Il compleanno lo festeggia nella terra che lo ha adottato. “Sono a Cagliari” ci dice al telefono. Percepisci il sorriso. “A casa”. David Suazo in Sardegna ha trovato tutto: la squadra che lo ha fatto crescere, la famiglia, il posto dove lavorare una volta dato l’addio al calcio. “Festeggio con 20°, come si sta sulla terra ferma?”. È nato il 5 novembre 1979, quest’anno ne fa 41 e resta in attesa di una possibilità. “Io mi sento un allenatore, lavoro per questo”, dice.
Un’occasione l’ha avuta un po’ di tempo fa, nel Brescia di Cellino. Il suo presidente. Non è andata benissimo: esonero dopo 3 giornate, nel 2018. Ma con Cellino quel rischio c’è sempre. E in qualche modo l’ha vissuto anche da giocatore.
“Penso che siano state le 10 ore più difficili della mia carriera”, ci racconta. “Non ho dormito la notte. A posteriori, dico che ero orgoglioso: mi volevano Inter e Milan, due gran belle squadre.
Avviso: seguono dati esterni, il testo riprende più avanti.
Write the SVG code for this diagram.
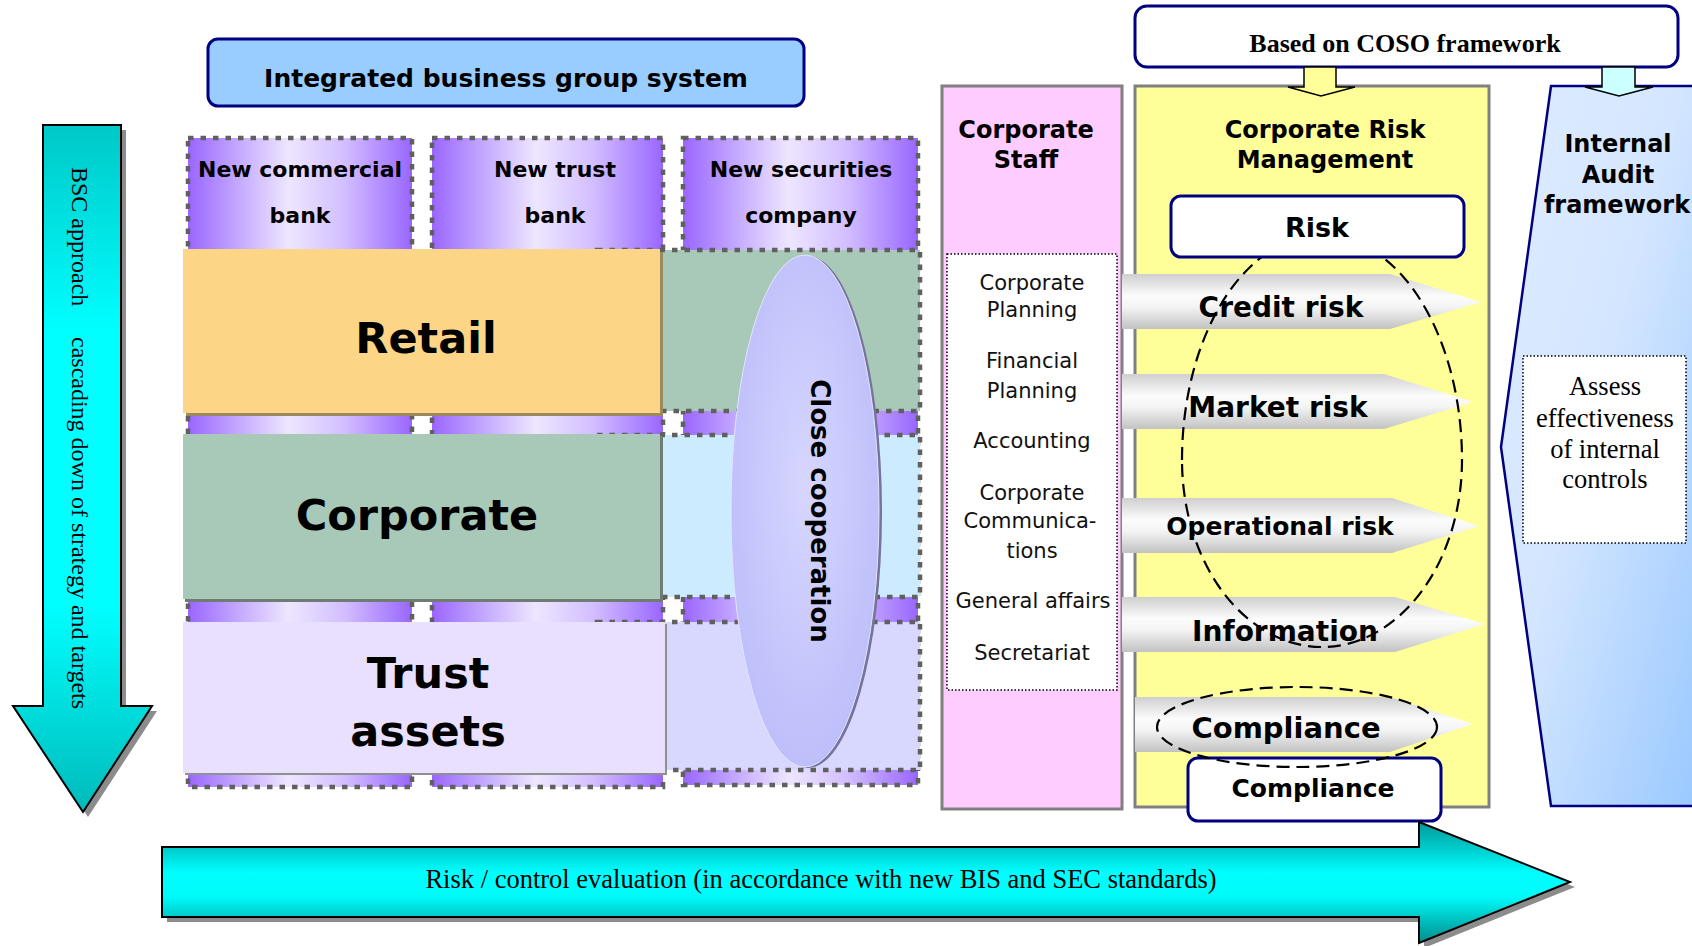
<svg xmlns="http://www.w3.org/2000/svg" width="1692" height="946" viewBox="0 0 1692 946">
<defs>
<style>
.sans{font-family:"DejaVu Sans","Verdana",sans-serif;}
.b{font-weight:bold;}
.serif{font-family:"Liberation Serif","Times New Roman",serif;}
.mid{text-anchor:middle;}
.dash{fill:none;stroke:#606060;stroke-width:4.5;stroke-dasharray:5.5 7;}
.navybox{fill:#fff;stroke:#000080;stroke-width:3;}
.grayarrow{fill:url(#gArrow);stroke:none;}
.dashell{fill:none;stroke:#000;stroke-width:2.2;stroke-dasharray:13 7;}
</style>
<linearGradient id="gPurple" x1="0" y1="0" x2="1" y2="0">
<stop offset="0" stop-color="#9A66FF"/>
<stop offset="0.25" stop-color="#C8B0FF"/>
<stop offset="0.45" stop-color="#EEE6FF"/>
<stop offset="0.7" stop-color="#D2BEFF"/>
<stop offset="1" stop-color="#9966FF"/>
</linearGradient>
<linearGradient id="gArrow" x1="0" y1="0" x2="0" y2="1">
<stop offset="0" stop-color="#CFCFCF"/>
<stop offset="0.4" stop-color="#FCFCFC"/>
<stop offset="0.6" stop-color="#F4F4F4"/>
<stop offset="1" stop-color="#C2C2C2"/>
</linearGradient>
<linearGradient id="gBsc" x1="0" y1="0" x2="0" y2="1">
<stop offset="0" stop-color="#00C8C8"/>
<stop offset="0.3" stop-color="#00FFFF"/>
<stop offset="0.7" stop-color="#00FFFF"/>
<stop offset="1" stop-color="#00BABA"/>
</linearGradient>
<linearGradient id="gEval" gradientUnits="userSpaceOnUse" x1="0" y1="822" x2="0" y2="943">
<stop offset="0" stop-color="#009A9A"/>
<stop offset="0.22" stop-color="#00CCCC"/>
<stop offset="0.42" stop-color="#00FFFF"/>
<stop offset="0.62" stop-color="#00FAFA"/>
<stop offset="0.8" stop-color="#00C4C4"/>
<stop offset="1" stop-color="#008C8C"/>
</linearGradient>
<linearGradient id="gAudit" x1="0" y1="0" x2="1" y2="1">
<stop offset="0" stop-color="#DDEBFF"/>
<stop offset="0.45" stop-color="#D4E6FF"/>
<stop offset="1" stop-color="#99C8FF"/>
</linearGradient>
<radialGradient id="gEll" cx="0.5" cy="0.45" r="0.6">
<stop offset="0" stop-color="#D6D6FF"/>
<stop offset="1" stop-color="#BCBCFA"/>
</radialGradient>
</defs>

<rect x="0" y="0" width="1692" height="946" fill="#fff"/>

<g id="bsc-arrow">
<polygon points="48,130 126,130 126,711 157,711 88,817 18,711 48,711" fill="#8C8C8C"/>
<polygon points="43,125 121,125 121,706 152,706 83,812 13,706 43,706" fill="url(#gBsc)" stroke="#000" stroke-width="2"/>
<g transform="translate(72,167) rotate(90)">
<text class="serif" x="0" y="0" font-size="24" fill="#000">BSC approach</text>
<text class="serif" x="170" y="0" font-size="24" fill="#000">cascading down of strategy and targets</text>
</g>
</g>

<g id="integrated">
<rect x="208" y="39" width="596" height="67" rx="10" fill="#99CCFF" stroke="#000080" stroke-width="3"/>
<text class="sans b mid" x="506" y="87" font-size="25">Integrated business group system</text>
</g>

<g id="columns">
<rect x="188" y="138" width="224" height="649" fill="url(#gPurple)"/>
<rect x="188" y="138" width="224" height="649" class="dash"/>
<rect x="432" y="138" width="231" height="649" fill="url(#gPurple)"/>
<rect x="432" y="138" width="231" height="649" class="dash"/>
<rect x="683" y="138" width="235" height="647" fill="url(#gPurple)"/>
<rect x="683" y="138" width="235" height="647" class="dash"/>
<text class="sans b mid" x="300" y="177" font-size="22">New commercial</text>
<text class="sans b mid" x="300" y="223" font-size="22">bank</text>
<text class="sans b mid" x="555" y="177" font-size="22">New trust</text>
<text class="sans b mid" x="555" y="223" font-size="22">bank</text>
<text class="sans b mid" x="801" y="177" font-size="22">New securities</text>
<text class="sans b mid" x="801" y="223" font-size="22">company</text>
</g>

<g id="col3-cells">
<rect x="597" y="250" width="323" height="161" fill="#A8C8B8"/>
<rect x="597" y="250" width="323" height="161" class="dash"/>
<rect x="597" y="435" width="323" height="162" fill="#CCEBFF"/>
<rect x="597" y="435" width="323" height="162" class="dash"/>
<rect x="597" y="622" width="323" height="148" fill="#D8D8FF"/>
<rect x="597" y="622" width="323" height="148" class="dash"/>
</g>

<g id="retail">
<rect x="186" y="252" width="477" height="164" fill="#9C8A5C"/>
<rect x="183" y="249" width="477" height="164" fill="#FDD587"/>
<text class="sans b mid" x="426" y="353" font-size="43">Retail</text>
</g>

<g id="corporate">
<rect x="185" y="436" width="478" height="166" fill="#6E7C74"/>
<rect x="183" y="434" width="477" height="165" fill="#A8C8B8"/>
<text class="sans b mid" x="417" y="530" font-size="43">Corporate</text>
</g>

<g id="trust">
<rect x="185" y="624" width="482" height="151" fill="#909090"/>
<rect x="183" y="622" width="482" height="151" fill="#E8E0FE"/>
<text class="sans b mid" x="428" y="688" font-size="43">Trust</text>
<text class="sans b mid" x="428" y="746" font-size="43">assets</text>
</g>

<g id="close-cooperation">
<ellipse cx="808" cy="512" rx="74" ry="256" fill="#74749C"/>
<ellipse cx="805" cy="511" rx="74" ry="256" fill="url(#gEll)" stroke="#E4E4FF" stroke-width="1"/>
<text class="sans b mid" transform="translate(811,511) rotate(90)" x="0" y="0" font-size="26">Close cooperation</text>
</g>

<g id="corporate-staff">
<rect x="942" y="86" width="180" height="723" fill="#FFCCFF" stroke="#808080" stroke-width="3"/>
<text class="sans b mid" x="1026" y="138" font-size="24">Corporate</text>
<text class="sans b mid" x="1026" y="168" font-size="24">Staff</text>
<rect x="947" y="254" width="170" height="436" fill="#fff" stroke="#000" stroke-width="1.5" stroke-dasharray="1.5 2"/>
<g class="sans mid" font-size="21" fill="#111">
<text x="1032" y="290">Corporate</text>
<text x="1032" y="317">Planning</text>
<text x="1032" y="368">Financial</text>
<text x="1032" y="398">Planning</text>
<text x="1032" y="448">Accounting</text>
<text x="1032" y="500">Corporate</text>
<text x="1030" y="528">Communica-</text>
<text x="1032" y="558">tions</text>
<text x="1033" y="608">General affairs</text>
<text x="1032" y="660">Secretariat</text>
</g>
</g>

<g id="corporate-risk-management">
<rect x="1135" y="86" width="354" height="721" fill="#FFFF99" stroke="#808080" stroke-width="3"/>
<text class="sans b mid" x="1325" y="138" font-size="24">Corporate Risk</text>
<text class="sans b mid" x="1325" y="168" font-size="24">Management</text>
</g>

<g id="internal-audit">
<path d="M1551,86 L1700,86 L1700,806 L1551,806 L1501,447 Z" fill="url(#gAudit)" stroke="#000080" stroke-width="2.5"/>
<text class="sans b mid" x="1618" y="152" font-size="24">Internal</text>
<text class="sans b mid" x="1618" y="183" font-size="24">Audit</text>
<text class="sans b mid" x="1617" y="213" font-size="24">framework</text>
<rect x="1523" y="356" width="163" height="187" fill="#fff" stroke="#000" stroke-width="1.5" stroke-dasharray="1.5 2"/>
<g class="serif mid" font-size="26.5">
<text x="1605" y="395">Assess</text>
<text x="1605" y="427">effectiveness</text>
<text x="1605" y="458">of internal</text>
<text x="1605" y="488">controls</text>
</g>
</g>

<g id="coso">
<rect x="1135" y="6" width="543" height="61" rx="12" class="navybox"/>
<text class="serif b mid" x="1405" y="52" font-size="26">Based on COSO framework</text>
</g>

<g id="risk-arrows">
<polygon class="grayarrow" points="1122,274 1390,274 1481,302 1390,329 1122,329"/>
<polygon class="grayarrow" points="1122,374 1384,374 1473,402 1384,429 1122,429"/>
<polygon class="grayarrow" points="1122,498 1392,498 1479,526 1392,553 1122,553"/>
<polygon class="grayarrow" points="1122,597 1395,597 1485,624 1395,652 1122,652"/>
<polygon class="grayarrow" points="1135,697 1390,697 1473,724 1390,752 1135,752"/>
<text class="sans b mid" x="1281" y="317" font-size="28">Credit risk</text>
<text class="sans b mid" x="1278" y="417" font-size="28">Market risk</text>
<text class="sans b mid" x="1280" y="535" font-size="25">Operational risk</text>
<text class="sans b mid" x="1285" y="641" font-size="28">Information</text>
<text class="sans b mid" x="1286" y="738" font-size="29">Compliance</text>
</g>

<g id="compliance-box">
<rect x="1188" y="758" width="253" height="63" rx="10" class="navybox"/>
<text class="sans b mid" x="1313" y="797" font-size="25">Compliance</text>
</g>

<g id="connectors">
<path class="dashell" d="M1182,460 A140,225 0 0 1 1462,460 A140,187 0 0 1 1182,460 Z"/>
<ellipse class="dashell" cx="1297" cy="727" rx="140" ry="40"/>
<polygon points="1304,67 1336,67 1336,87 1355,87 1321,96 1288,87 1304,87" fill="#FFFF99" stroke="#000" stroke-width="1.5"/>
<polygon points="1602,67 1635,67 1635,87 1653,87 1619,96 1585,87 1602,87" fill="#CCFFFF" stroke="#000" stroke-width="1.5"/>
</g>

<g id="risk-box">
<rect x="1171" y="196" width="293" height="61" rx="10" class="navybox"/>
<text class="sans b mid" x="1317" y="237" font-size="27">Risk</text>
</g>

<g id="evaluation-arrow">
<polygon points="167,852 1424,852 1424,827 1575,887 1424,948 1424,922 167,922" fill="#8C8C8C"/>
<polygon points="162,847 1419,847 1419,822 1570,882 1419,943 1419,917 162,917" fill="url(#gEval)" stroke="#000" stroke-width="2"/>
<text class="serif mid" x="821" y="888" font-size="26.5">Risk / control evaluation (in accordance with new BIS and SEC standards)</text>
</g>
</svg>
Ma mi sono trovato da un punto all’altro con un’altra maglia addosso. È stato quasi un incubo, nel senso che percepivo il peso della scelta: ero accanto a mia moglie, non ho chiuso occhio”. E poi? “Il mio agente, Branchini, ha risolto. Avevo dato la mia parola all’Inter, era stato quasi definito tutto, e avevo già parlato con Mancini: non avevo mai cambiato la mia decisione iniziale, ma sentirmi dire che sarei andato al Milan mi ha creato un po’ di emozione”. Problema risolto, trasferimento completato.
Ma a Cagliari, Suazo ha lasciato il cuore. E ci è tornato. Come allenatore ha cominciato proprio da lì, dalle giovanili. “E uno dei miei due figli (David Eduardo, ndr) gioca per i rossoblù, l’altro (Luis Gabriel, ndr) per una squadra dilettantistica”. Oggi spegnerà le candeline con loro: “In famiglia, è sempre bello”, sorride. Pensando a quei 102 gol in maglia rossoblù. E a quel calciomercato che lo ha reso protagonista, inaspettato, di uno dei più combattuti derby fuori dal campo.